James-headshotMy creative process and studio practice involves scholarly exploration conducted in tandem with the development of an aesthetic that seeks to convey a social construct which further focuses on creating an art that considers societal “justice”. This is my exploration of transculturalism.

The work is the essence of relational aesthetics. I do not see the work as political but rather more closely related to “a conversation” in its broadest and inclusive context. The ongoing work is to research what is “Black Indian” and the work created from the exploration will serve as the basis for a dialogue that is intended to go beyond the work. The work is part of the global dialogue, which seeks to question the cannon by engaging in the deconstruction of perceived cultural constructs examining oppression. What is holocaust? There is an effective ambiguous nature to the work that aptly lends itself to the focus of the discussion on subjugation while still being interested in resolving formal conceptual issues.

I am acutely interested in and fascinated by the issues raised by the work in addressing the false universal societal constructs-racism, community, and environments, their interaction with myth, their persuasiveness focusing on the deconstruction of stereotyped images as they relate to people of color in the global sense and relationships to the Holocaust. I use Holocaust here in the global context.
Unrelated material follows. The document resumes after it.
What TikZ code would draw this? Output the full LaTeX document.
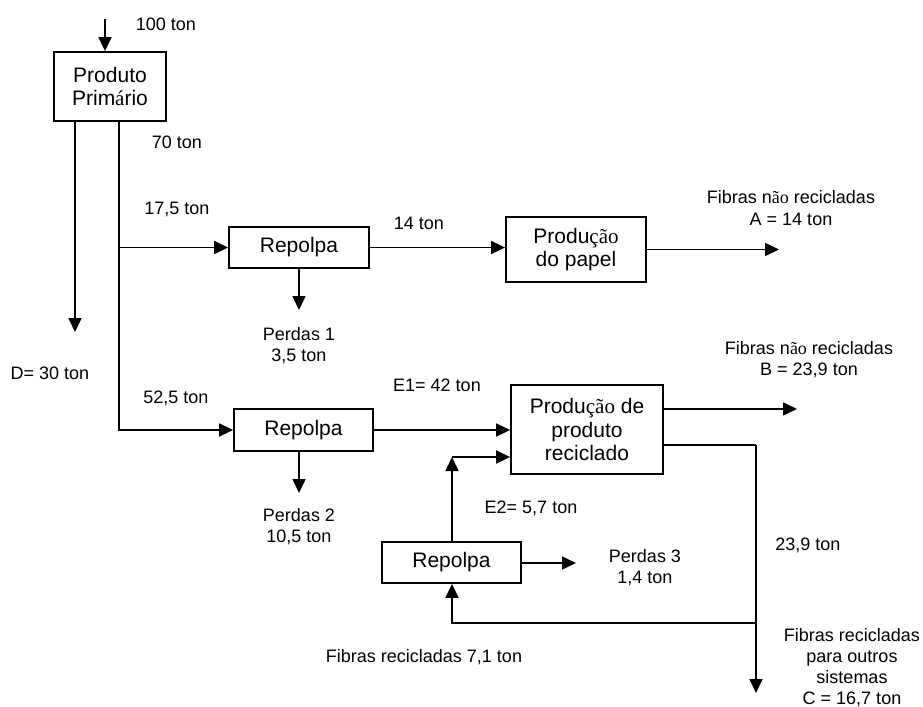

I am a black Indian as well. I am interested in connecting the conceptual/formal concerns of the work with transculturalism at the center of the aesthetic debate/conversation. This exploration should provide the backdrop for the continued development of the work from its formal and conceptual directions while enhancing my interest in cultural history as it pertains to the Pan-African Holocaust. My work then has a multi-layered approach that seeks to encourage a transformative process for the viewer. I hope to continue developing an evolving dialogue with the work that recognizes the realities of global oppression and its implications.